_The problem_:
Give back the lines exactly, from the first one to the line with "edgecolor=C_PINK, linewidth=3.8, zorder=2)", both ends included.

_Source material_:

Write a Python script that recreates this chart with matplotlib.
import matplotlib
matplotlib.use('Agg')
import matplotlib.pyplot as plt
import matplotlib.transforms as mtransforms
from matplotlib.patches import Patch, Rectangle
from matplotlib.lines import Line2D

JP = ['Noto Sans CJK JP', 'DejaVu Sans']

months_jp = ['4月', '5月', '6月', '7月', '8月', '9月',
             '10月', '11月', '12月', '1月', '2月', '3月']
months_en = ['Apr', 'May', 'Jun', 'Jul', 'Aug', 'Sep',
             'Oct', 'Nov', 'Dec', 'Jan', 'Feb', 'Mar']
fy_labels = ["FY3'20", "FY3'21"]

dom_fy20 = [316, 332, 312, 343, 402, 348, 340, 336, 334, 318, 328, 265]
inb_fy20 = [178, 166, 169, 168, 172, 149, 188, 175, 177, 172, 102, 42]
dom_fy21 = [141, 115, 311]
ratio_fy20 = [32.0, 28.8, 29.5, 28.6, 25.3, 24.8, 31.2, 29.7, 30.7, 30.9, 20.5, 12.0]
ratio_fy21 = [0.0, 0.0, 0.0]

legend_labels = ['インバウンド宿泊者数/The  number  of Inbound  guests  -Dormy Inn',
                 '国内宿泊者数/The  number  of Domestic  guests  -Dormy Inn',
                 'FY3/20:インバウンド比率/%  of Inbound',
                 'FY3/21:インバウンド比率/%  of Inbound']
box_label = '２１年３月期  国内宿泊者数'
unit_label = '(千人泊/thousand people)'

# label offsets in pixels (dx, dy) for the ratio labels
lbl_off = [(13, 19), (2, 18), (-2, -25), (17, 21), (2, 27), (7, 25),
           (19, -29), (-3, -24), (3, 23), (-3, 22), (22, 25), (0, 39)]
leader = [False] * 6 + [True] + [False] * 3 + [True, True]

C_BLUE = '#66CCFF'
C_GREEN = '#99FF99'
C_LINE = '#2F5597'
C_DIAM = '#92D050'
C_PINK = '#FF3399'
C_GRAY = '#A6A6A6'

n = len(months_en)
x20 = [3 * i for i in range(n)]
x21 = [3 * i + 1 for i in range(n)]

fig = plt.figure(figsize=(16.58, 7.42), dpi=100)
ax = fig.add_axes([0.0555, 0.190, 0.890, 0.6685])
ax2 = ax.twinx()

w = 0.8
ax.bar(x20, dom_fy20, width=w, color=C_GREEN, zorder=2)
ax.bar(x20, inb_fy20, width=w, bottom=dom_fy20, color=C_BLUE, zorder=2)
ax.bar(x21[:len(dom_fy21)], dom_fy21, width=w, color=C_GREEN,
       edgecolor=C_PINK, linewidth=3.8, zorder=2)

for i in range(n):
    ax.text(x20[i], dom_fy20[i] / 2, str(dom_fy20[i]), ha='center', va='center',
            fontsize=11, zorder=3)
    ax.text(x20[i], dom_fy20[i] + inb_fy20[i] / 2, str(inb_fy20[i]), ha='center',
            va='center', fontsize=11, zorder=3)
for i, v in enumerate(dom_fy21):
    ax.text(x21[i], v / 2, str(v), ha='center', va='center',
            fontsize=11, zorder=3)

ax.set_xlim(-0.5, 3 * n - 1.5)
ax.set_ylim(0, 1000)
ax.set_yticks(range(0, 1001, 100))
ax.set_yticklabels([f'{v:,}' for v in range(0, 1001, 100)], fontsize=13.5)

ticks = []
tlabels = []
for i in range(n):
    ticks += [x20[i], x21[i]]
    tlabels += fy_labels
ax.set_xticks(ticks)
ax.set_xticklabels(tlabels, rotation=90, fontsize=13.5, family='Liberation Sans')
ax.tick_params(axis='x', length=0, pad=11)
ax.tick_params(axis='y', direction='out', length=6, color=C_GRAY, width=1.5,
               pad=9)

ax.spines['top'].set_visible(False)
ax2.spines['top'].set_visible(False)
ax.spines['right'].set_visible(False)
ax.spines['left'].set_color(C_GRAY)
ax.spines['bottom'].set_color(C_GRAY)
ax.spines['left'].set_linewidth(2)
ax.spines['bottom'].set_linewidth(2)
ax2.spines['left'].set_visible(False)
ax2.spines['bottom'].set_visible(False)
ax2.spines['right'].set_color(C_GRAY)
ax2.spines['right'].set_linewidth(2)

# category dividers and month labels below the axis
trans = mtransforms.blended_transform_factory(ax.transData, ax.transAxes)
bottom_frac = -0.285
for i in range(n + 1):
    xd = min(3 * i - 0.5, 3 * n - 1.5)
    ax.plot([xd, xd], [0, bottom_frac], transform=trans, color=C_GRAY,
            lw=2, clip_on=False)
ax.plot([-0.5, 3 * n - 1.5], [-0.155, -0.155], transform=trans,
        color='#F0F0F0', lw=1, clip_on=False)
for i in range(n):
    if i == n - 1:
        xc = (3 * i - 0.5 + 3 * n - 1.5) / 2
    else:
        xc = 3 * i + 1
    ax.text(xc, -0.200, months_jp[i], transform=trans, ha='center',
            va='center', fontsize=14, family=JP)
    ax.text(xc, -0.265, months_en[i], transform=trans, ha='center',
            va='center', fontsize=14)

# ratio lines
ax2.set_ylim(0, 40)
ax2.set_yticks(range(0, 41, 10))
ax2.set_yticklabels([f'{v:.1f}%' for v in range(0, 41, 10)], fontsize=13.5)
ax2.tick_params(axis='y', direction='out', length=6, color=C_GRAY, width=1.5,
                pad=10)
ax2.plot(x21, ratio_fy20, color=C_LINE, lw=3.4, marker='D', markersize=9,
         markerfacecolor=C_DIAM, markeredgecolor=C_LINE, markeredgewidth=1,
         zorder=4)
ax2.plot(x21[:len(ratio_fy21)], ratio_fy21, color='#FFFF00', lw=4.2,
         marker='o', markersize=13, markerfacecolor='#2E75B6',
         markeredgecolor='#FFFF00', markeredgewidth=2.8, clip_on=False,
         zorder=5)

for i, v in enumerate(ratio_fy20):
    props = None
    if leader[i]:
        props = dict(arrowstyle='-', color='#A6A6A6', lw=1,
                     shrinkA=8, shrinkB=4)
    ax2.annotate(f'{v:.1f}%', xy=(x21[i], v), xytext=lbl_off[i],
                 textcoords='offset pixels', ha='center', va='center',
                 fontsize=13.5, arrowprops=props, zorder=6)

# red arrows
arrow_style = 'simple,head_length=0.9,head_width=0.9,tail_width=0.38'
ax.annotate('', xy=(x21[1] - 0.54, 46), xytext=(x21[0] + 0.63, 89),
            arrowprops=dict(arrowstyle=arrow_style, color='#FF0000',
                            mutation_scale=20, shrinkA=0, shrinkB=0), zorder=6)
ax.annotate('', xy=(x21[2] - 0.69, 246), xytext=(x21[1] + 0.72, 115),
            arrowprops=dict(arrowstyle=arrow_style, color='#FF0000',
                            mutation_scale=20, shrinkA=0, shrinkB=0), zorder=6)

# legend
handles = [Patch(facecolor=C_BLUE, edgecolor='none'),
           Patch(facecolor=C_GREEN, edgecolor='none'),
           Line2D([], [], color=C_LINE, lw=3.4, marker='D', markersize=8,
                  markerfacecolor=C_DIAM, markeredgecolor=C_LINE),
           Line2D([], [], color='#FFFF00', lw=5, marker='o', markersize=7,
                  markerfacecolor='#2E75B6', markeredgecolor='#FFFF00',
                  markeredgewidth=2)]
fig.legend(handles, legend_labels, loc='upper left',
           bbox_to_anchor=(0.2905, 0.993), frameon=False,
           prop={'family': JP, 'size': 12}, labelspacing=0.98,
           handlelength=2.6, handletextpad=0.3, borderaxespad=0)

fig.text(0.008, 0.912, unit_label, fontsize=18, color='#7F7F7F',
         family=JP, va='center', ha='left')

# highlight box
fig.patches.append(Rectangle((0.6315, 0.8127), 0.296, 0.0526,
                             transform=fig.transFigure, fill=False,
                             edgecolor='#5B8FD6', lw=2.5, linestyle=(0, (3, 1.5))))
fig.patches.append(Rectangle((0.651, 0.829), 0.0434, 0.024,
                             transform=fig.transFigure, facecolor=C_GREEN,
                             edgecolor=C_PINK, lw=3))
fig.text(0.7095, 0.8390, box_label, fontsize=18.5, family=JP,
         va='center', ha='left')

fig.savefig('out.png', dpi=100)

_Right answer_:
Write a Python script that recreates this chart with matplotlib.
import matplotlib
matplotlib.use('Agg')
import matplotlib.pyplot as plt
import matplotlib.transforms as mtransforms
from matplotlib.patches import Patch, Rectangle
from matplotlib.lines import Line2D

JP = ['Noto Sans CJK JP', 'DejaVu Sans']

months_jp = ['4月', '5月', '6月', '7月', '8月', '9月',
             '10月', '11月', '12月', '1月', '2月', '3月']
months_en = ['Apr', 'May', 'Jun', 'Jul', 'Aug', 'Sep',
             'Oct', 'Nov', 'Dec', 'Jan', 'Feb', 'Mar']
fy_labels = ["FY3'20", "FY3'21"]

dom_fy20 = [316, 332, 312, 343, 402, 348, 340, 336, 334, 318, 328, 265]
inb_fy20 = [178, 166, 169, 168, 172, 149, 188, 175, 177, 172, 102, 42]
dom_fy21 = [141, 115, 311]
ratio_fy20 = [32.0, 28.8, 29.5, 28.6, 25.3, 24.8, 31.2, 29.7, 30.7, 30.9, 20.5, 12.0]
ratio_fy21 = [0.0, 0.0, 0.0]

legend_labels = ['インバウンド宿泊者数/The  number  of Inbound  guests  -Dormy Inn',
                 '国内宿泊者数/The  number  of Domestic  guests  -Dormy Inn',
                 'FY3/20:インバウンド比率/%  of Inbound',
                 'FY3/21:インバウンド比率/%  of Inbound']
box_label = '２１年３月期  国内宿泊者数'
unit_label = '(千人泊/thousand people)'

# label offsets in pixels (dx, dy) for the ratio labels
lbl_off = [(13, 19), (2, 18), (-2, -25), (17, 21), (2, 27), (7, 25),
           (19, -29), (-3, -24), (3, 23), (-3, 22), (22, 25), (0, 39)]
leader = [False] * 6 + [True] + [False] * 3 + [True, True]

C_BLUE = '#66CCFF'
C_GREEN = '#99FF99'
C_LINE = '#2F5597'
C_DIAM = '#92D050'
C_PINK = '#FF3399'
C_GRAY = '#A6A6A6'

n = len(months_en)
x20 = [3 * i for i in range(n)]
x21 = [3 * i + 1 for i in range(n)]

fig = plt.figure(figsize=(16.58, 7.42), dpi=100)
ax = fig.add_axes([0.0555, 0.190, 0.890, 0.6685])
ax2 = ax.twinx()

w = 0.8
ax.bar(x20, dom_fy20, width=w, color=C_GREEN, zorder=2)
ax.bar(x20, inb_fy20, width=w, bottom=dom_fy20, color=C_BLUE, zorder=2)
ax.bar(x21[:len(dom_fy21)], dom_fy21, width=w, color=C_GREEN,
       edgecolor=C_PINK, linewidth=3.8, zorder=2)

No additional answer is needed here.